Na Escola de Direito da Universidade do Minho, Clara Calheiros explica o aumento da procura pelos mestrados (como continuação dos estudos universitários) com o facto de a licenciatura ter sido reduzida para quatro anos depois de Bolonha. Isto “impede que o licenciado possa especializar-se num domínio jurídico (que era possível nas licenciaturas com cinco anos), facto que se colmata com a frequência da parte curricular do mestrado”. Outro motivo é a exigência pelo Centro de Estudos Judiciários “de que os candidatos a ingressar nas magistraturas sejam detentores do grau de mestre”.

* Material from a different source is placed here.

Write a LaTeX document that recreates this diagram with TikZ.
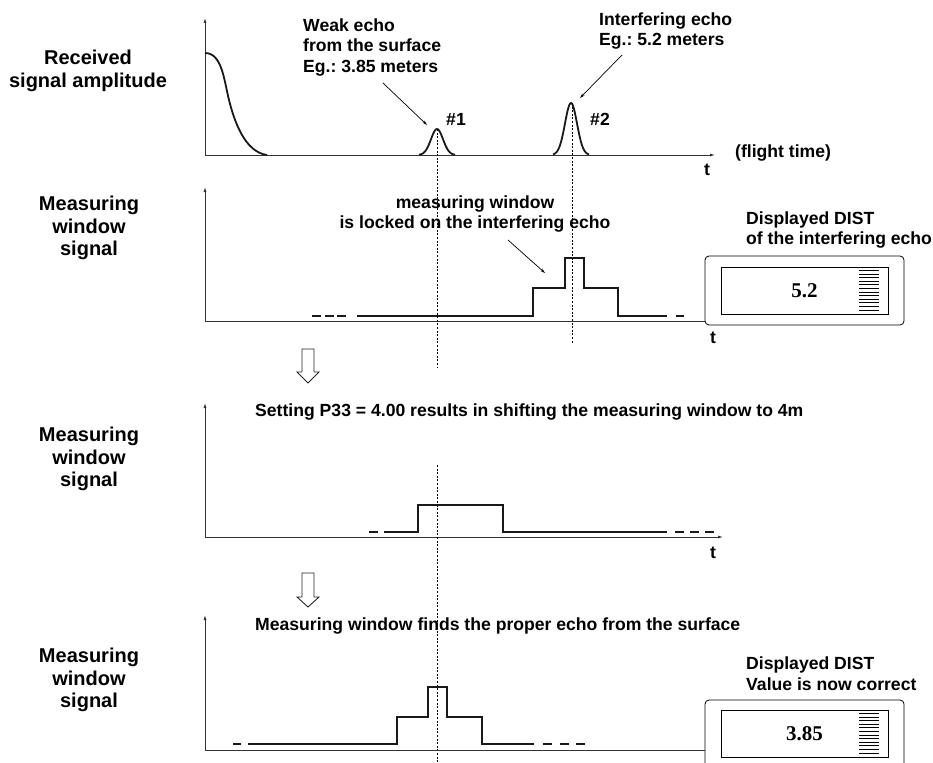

A presidente da Escola de Direito do Minho não critica o facto de os mestrados serem cada vez menos um passo para produzir investigação. “Significa que é preciso olhar para este programa de uma forma distinta. Continuam a existir trabalhos de elevada qualidade científica reconhecidos como tal”, garante. Ainda assim, a escola tentou não “desvirtuar” a matriz original destes programas e Clara Calheiros diz que as mudanças se deram mais no perfil dos alunos: na sua maioria, não têm pretensões de uma carreira académica.

Escolas-empresas?

A competição pelos melhores estudantes e pelos melhores professores trouxe desafios às instituições de ensino e, sobretudo, na área da gestão, é visível o investimento numa imagem cuidada, sites atractivos e em inglês, que mostram todas as vantagens da escola, desde a posição nos rankings internacionais ao estilo de vida que Portugal pode oferecer. A escassez de recursos, os cortes orçamentais - das famílias e das universidades - desafiou as instituições a procurarem ferramentas de divulgação que, até agora, não usavam. Multiplicaram-se parcerias com outras escolas estrangeiras, as visitas a países considerados “chave” e estreitaram-se relações com os antigos alunos, que são, afinal, os melhores embaixadores.

“A Faculdade de Economia do Porto tem desenvolvido desde há alguns anos um trabalho próximo com os alumni, com as empresas e os empregadores em geral, para perceber como servir melhor esses públicos”, diz José Varejão, director da FEP.

José Esperança, director da ISCTE Business School, sublinha que “o ensino universitário depende da existência de estudantes, pelo que a competição pela captação dos melhores alunos passou de uma dimensão local e nacional para a esfera internacional”. Mas comparar as escolas a empresas em busca do cliente é uma ideia que Clara Calheiros e Jorge Duarte Pinheiro rejeitam completamente. “As dificuldades podem ser estímulos de mudança e melhoria”, afirma a directora da Escola de Direito do Minho. Também o responsável da FDUL frisa que esta faculdade presta um serviço público “de elevada qualidade”.

Mas nem tudo são rosas: “As dificuldades na contratação de recursos humanos comprometem seriamente o relevo geracional na academia portuguesa”, avisa Clara Calheiros. E quem não conseguir dar o salto para o palco europeu e global nem atrair alunos e professores corre o risco de perder os melhores.

“A hierarquização da qualidade terá impactos diferentes. Há escolas locais que não têm visibilidade e que continuam com bons resultados e a sobreviver”, diz Francisco Veloso, da Católica Lisbon. “Quem tiver a melhor proposta, atrairá alunos de melhor qualidade”.